Last Wednesday evening, Google sent out an email to Google Assistant customers announcing a sweepstakes to win a free Google Home Max speaker.

To get your chance to win, you had to either buy a 2-pack of Google Home Minis smart speakers yourself (or anything else from the Google store), or get a friend to buy two using a special link that would secure your entry. At the bottom of the offer was a terms and conditions link with the contest rules.
*MOUSE PRINT:
Despite the rules saying multiple times “no purchase necessary” to enter the sweepstakes, they provided no free means of entry. You or someone else had to make a purchase for a chance to win. And that makes this an illegal lottery, against federal law and the gambling laws of virtually every state. “Paying a price for the chance of a prize” is the classic definition of a lottery.
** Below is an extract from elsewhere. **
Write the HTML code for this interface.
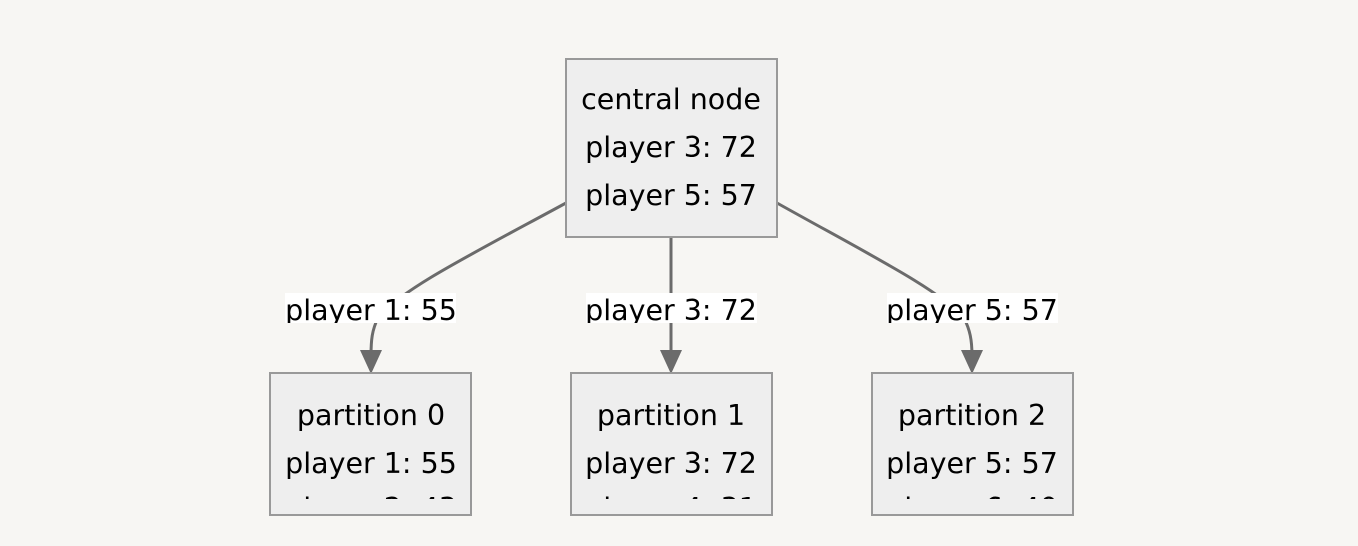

To convert an illegal lottery into a legal sweepstakes, the promoter must always include a free means of entry.
But Google didn’t do that.
We wrote to their PR folks about 12 hours after their email was sent, contacting both Google and its parent company, Alphabet, pointing out the problem and asking how they were going to remedy it. By that evening Google sent out a new email to customers entitled “Update to Home Max Sweepstakes.”

Miraculously, all mentions of a purchase being necessary disappeared from the promotion. And the sweepstakes rules were changed to include an additional alternate means of free entry.
*MOUSE PRINT:

Did Google or Alphabet reply to our email, or even send a note of appreciation for getting them out of potential legal hot water? Nope.